▶ _Written request_: Everything from the line containing "Output the LaTeX" through the line containing "(5,357) -- (642,357);" should be repeated exactly, and nothing else from the data.

▶ _Given records_:
----------
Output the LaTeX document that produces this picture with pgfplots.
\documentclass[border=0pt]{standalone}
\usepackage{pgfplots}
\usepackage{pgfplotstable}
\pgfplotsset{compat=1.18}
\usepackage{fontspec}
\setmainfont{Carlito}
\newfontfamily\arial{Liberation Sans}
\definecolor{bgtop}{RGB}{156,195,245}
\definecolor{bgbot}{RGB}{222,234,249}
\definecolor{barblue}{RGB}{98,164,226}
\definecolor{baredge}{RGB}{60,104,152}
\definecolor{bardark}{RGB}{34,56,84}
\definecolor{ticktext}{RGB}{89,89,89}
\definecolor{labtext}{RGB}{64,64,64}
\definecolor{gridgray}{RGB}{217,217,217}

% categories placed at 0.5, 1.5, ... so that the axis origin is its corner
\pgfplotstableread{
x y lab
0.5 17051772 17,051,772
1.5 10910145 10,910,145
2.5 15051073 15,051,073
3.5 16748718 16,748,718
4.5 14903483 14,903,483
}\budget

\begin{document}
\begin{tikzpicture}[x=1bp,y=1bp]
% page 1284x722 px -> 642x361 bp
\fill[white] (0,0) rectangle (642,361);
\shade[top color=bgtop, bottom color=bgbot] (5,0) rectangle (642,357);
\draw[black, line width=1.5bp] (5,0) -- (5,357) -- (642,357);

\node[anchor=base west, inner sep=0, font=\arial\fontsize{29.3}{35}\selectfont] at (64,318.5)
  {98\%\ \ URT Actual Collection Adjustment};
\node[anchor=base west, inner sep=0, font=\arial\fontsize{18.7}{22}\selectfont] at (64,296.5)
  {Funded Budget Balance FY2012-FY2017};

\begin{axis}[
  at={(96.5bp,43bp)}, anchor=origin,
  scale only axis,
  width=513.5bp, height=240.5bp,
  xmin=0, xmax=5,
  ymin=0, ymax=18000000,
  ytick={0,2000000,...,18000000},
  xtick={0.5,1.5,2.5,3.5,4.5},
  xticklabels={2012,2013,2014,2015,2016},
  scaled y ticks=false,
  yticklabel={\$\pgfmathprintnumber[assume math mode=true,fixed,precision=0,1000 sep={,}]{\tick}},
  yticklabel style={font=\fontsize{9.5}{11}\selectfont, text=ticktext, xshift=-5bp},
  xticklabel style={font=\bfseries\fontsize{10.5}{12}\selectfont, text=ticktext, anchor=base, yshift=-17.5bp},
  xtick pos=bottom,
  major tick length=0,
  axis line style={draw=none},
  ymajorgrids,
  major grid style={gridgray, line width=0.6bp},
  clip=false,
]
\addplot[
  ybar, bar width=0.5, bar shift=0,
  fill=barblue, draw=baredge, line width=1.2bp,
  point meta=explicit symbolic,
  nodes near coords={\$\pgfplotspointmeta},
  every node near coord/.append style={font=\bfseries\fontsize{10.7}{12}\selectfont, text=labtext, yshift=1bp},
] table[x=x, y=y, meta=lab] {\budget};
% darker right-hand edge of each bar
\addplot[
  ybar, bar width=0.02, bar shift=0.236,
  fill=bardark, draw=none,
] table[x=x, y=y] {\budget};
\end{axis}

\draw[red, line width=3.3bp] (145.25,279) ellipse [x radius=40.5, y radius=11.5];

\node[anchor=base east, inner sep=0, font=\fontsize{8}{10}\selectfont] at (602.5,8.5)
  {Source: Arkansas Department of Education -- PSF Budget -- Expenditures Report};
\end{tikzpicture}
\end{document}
----------
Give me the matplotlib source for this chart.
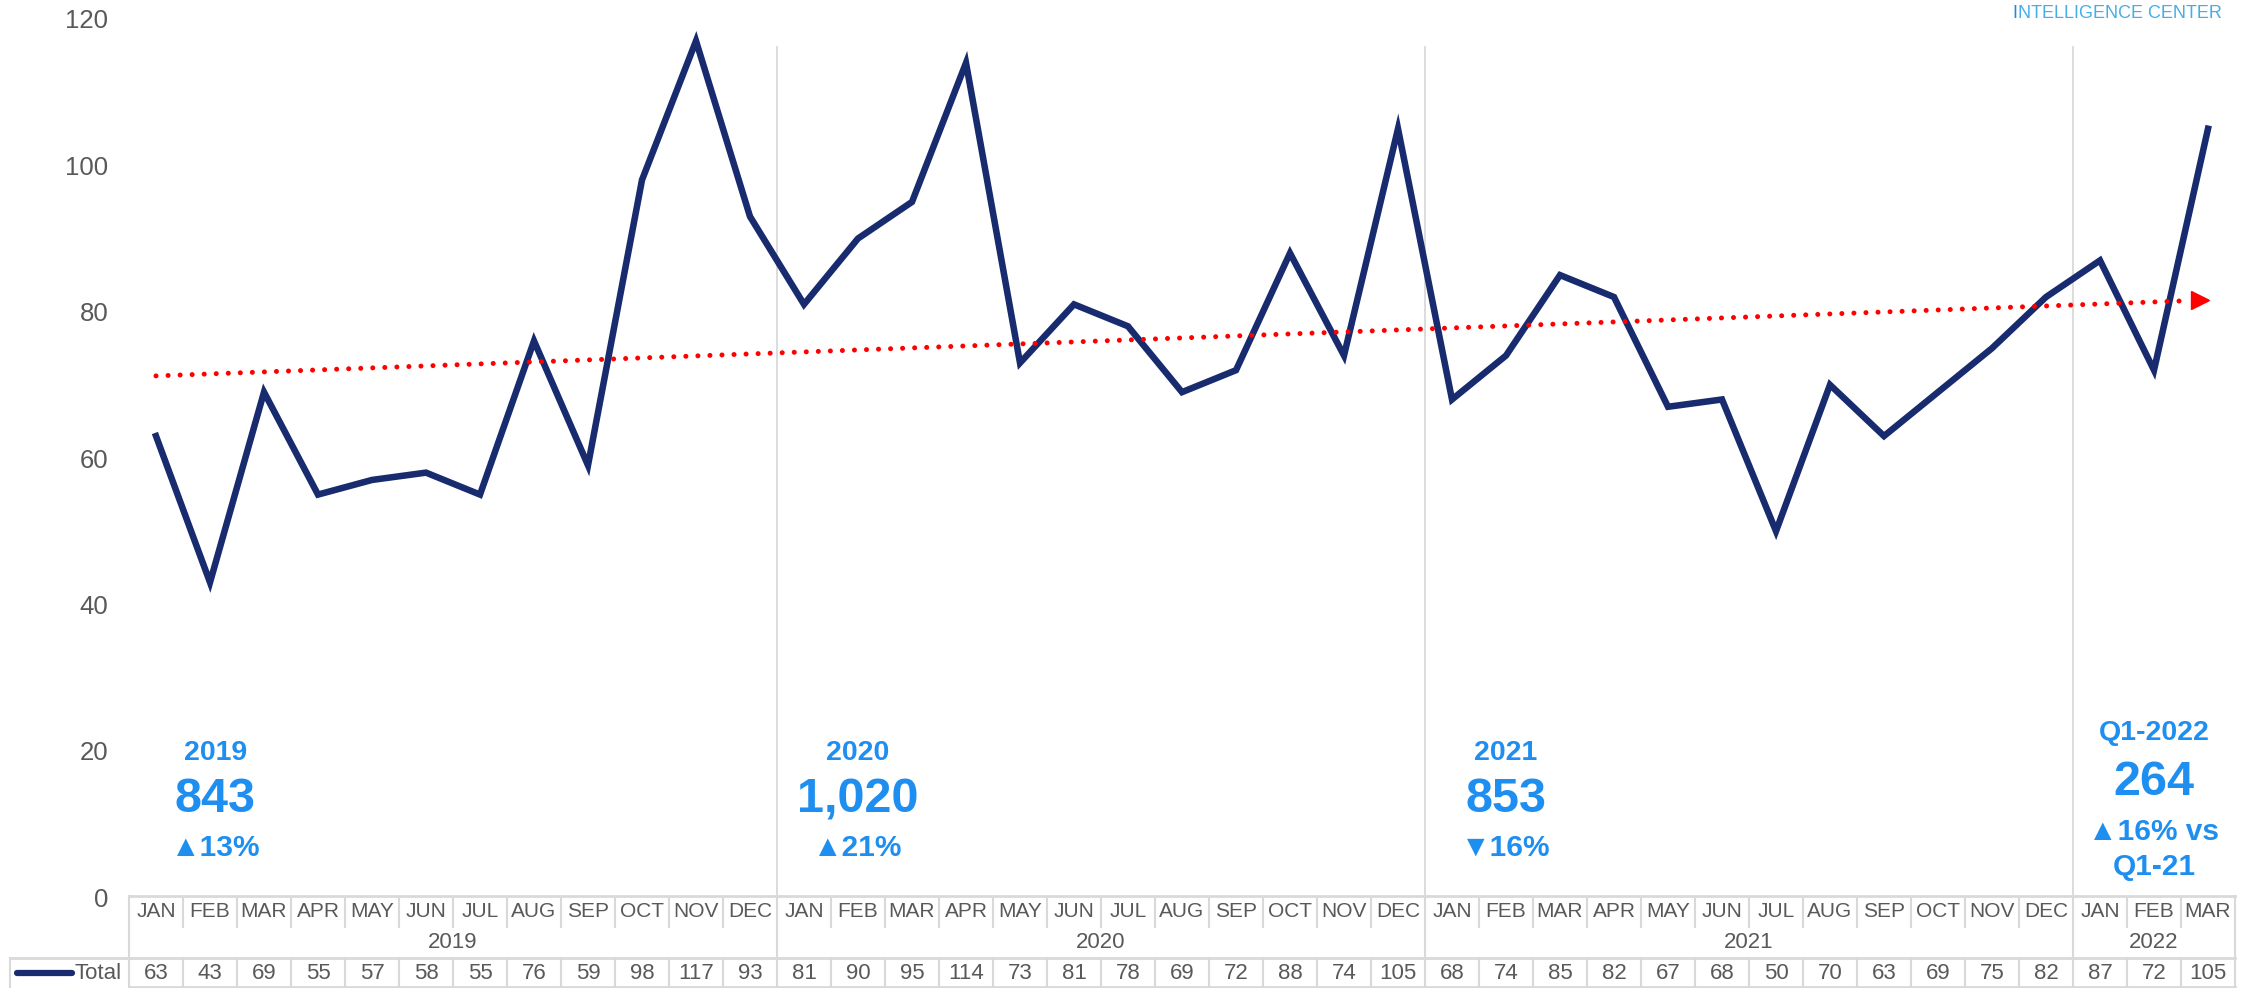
----------
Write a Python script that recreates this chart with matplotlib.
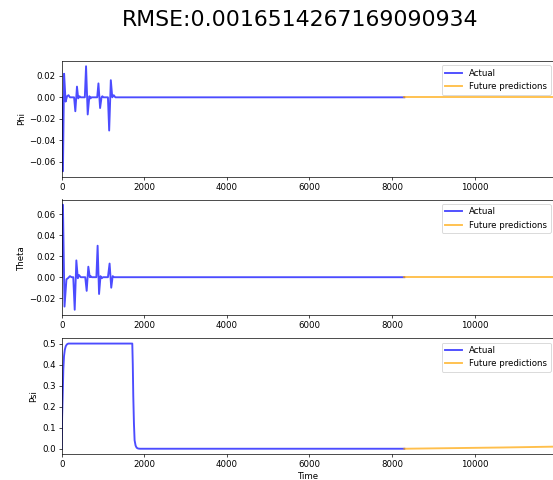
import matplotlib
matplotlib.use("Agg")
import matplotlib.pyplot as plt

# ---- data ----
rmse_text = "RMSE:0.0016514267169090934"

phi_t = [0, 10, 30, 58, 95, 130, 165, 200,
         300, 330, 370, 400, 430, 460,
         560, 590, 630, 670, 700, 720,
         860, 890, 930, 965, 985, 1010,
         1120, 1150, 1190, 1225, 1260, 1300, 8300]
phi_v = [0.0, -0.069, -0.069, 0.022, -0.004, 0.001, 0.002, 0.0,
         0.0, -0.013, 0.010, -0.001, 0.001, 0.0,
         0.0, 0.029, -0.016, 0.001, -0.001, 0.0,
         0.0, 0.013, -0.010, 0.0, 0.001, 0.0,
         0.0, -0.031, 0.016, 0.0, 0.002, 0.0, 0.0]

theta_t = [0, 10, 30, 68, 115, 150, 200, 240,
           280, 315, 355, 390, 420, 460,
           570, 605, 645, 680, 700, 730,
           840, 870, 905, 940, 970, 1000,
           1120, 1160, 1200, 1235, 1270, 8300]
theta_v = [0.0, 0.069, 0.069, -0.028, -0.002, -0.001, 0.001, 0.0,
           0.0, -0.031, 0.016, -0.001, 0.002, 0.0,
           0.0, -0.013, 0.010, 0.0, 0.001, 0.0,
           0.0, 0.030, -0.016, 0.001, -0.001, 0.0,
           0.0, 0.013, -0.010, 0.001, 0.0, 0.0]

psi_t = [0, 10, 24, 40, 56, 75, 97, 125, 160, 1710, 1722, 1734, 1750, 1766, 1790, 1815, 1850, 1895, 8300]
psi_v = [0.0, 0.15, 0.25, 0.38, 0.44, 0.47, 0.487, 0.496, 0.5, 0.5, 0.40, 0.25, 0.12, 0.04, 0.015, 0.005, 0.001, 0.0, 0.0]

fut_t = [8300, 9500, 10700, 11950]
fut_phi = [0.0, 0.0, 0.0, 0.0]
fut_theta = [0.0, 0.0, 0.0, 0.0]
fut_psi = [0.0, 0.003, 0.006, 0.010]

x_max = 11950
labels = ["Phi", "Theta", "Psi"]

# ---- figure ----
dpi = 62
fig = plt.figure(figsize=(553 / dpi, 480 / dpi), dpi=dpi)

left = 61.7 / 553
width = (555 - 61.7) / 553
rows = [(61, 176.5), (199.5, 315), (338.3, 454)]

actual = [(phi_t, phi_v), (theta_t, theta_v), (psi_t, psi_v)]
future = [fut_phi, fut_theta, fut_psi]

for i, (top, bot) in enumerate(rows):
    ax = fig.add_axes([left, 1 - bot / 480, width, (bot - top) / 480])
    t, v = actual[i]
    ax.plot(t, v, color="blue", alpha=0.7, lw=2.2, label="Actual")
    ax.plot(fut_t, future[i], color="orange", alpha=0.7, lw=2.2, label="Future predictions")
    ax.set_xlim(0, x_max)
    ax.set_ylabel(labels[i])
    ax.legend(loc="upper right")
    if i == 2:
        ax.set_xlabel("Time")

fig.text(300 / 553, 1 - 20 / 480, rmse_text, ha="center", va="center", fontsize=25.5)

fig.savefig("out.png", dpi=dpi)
----------
▶ _Answer in full_:
Output the LaTeX document that produces this picture with pgfplots.
\documentclass[border=0pt]{standalone}
\usepackage{pgfplots}
\usepackage{pgfplotstable}
\pgfplotsset{compat=1.18}
\usepackage{fontspec}
\setmainfont{Carlito}
\newfontfamily\arial{Liberation Sans}
\definecolor{bgtop}{RGB}{156,195,245}
\definecolor{bgbot}{RGB}{222,234,249}
\definecolor{barblue}{RGB}{98,164,226}
\definecolor{baredge}{RGB}{60,104,152}
\definecolor{bardark}{RGB}{34,56,84}
\definecolor{ticktext}{RGB}{89,89,89}
\definecolor{labtext}{RGB}{64,64,64}
\definecolor{gridgray}{RGB}{217,217,217}

% categories placed at 0.5, 1.5, ... so that the axis origin is its corner
\pgfplotstableread{
x y lab
0.5 17051772 17,051,772
1.5 10910145 10,910,145
2.5 15051073 15,051,073
3.5 16748718 16,748,718
4.5 14903483 14,903,483
}\budget

\begin{document}
\begin{tikzpicture}[x=1bp,y=1bp]
% page 1284x722 px -> 642x361 bp
\fill[white] (0,0) rectangle (642,361);
\shade[top color=bgtop, bottom color=bgbot] (5,0) rectangle (642,357);
\draw[black, line width=1.5bp] (5,0) -- (5,357) -- (642,357);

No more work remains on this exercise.